The breadth of Softbank’s business opens plenty of applications for Watson beyond answering quiz questions. The companies have already dropped some of Watson’s technology into Softbank’s humanoid Pepper robot. That robot, which is designed to be empathetic and hold conversations, is due to go on sale in the coming months in Japan. (There hasn’t yet been any decision about U.S. sales.) Watson, in theory, could help Pepper better understand the context of questions and make it a better companion down the line.

It also provides a good opportunity for IBM, which has never officially broken out its sales figures for Watson. A report last year from the Wall Street Journal said that Watson had totaled less than $100 million in revenue as of October 2013; IBM chief executive Virginia Rometty has said publicly that Watson should generate $10 billion in annual revenue within ten years.

IBM spokeswoman Lia Davis refuted the report’s characterization of Watson’s success, noting that the company’s Business Analytics department – which includes Watson – reported revenue growth of 7 percent over the past year to $17 billion this year. That department also includes IBM cloud services and its mobile partnership with Apple.
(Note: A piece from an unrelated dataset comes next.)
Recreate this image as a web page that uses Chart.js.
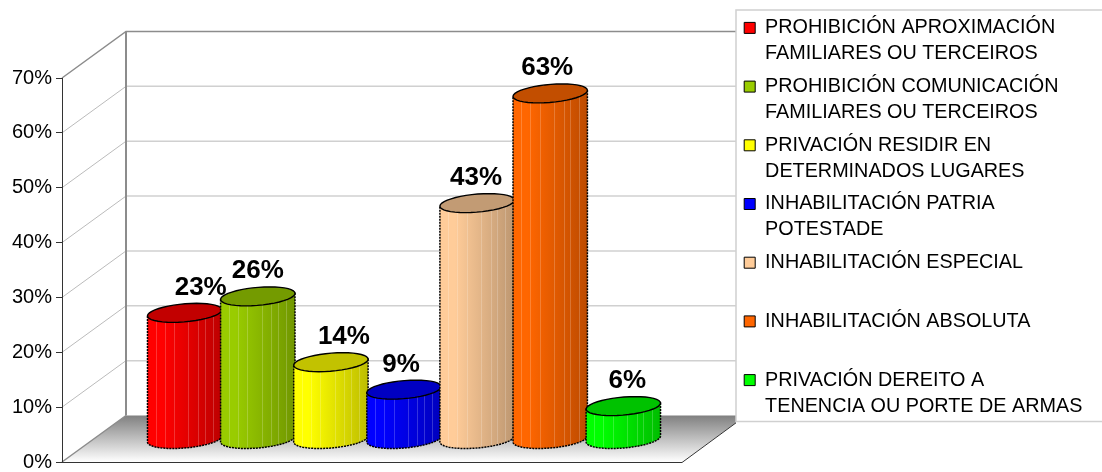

IBM is pretty confident that this type of “cognitive computing” – in which computers learn like people – will define the next era of computing. There’s a lot of information out there and having a machine to digest and process it all saves humans a lot of time and papercuts. To date, IBM has focused the Watson project on a few core industries such as law or health care to help professionals stay abreast of new literature to best inform their daily practice.

Gordon said that the company has opened up its program to developers of all stripes to explore other ways that businesses can build on top of the Watson platform themselves.

That could lead to future partnerships, and expanded revenue for IBM down the line. Gordon said that he’s enjoyed watching the applications for Watson grow, specifically mentioning a veterinary marketing firm and a group that’s used Watson to help people evaluate which charities will use their donations most effectively.

The Japanese experiment will almost certainly lead to other partnerships – and other attempts to teach Watson new alphabets and languages down the line, Gordon said.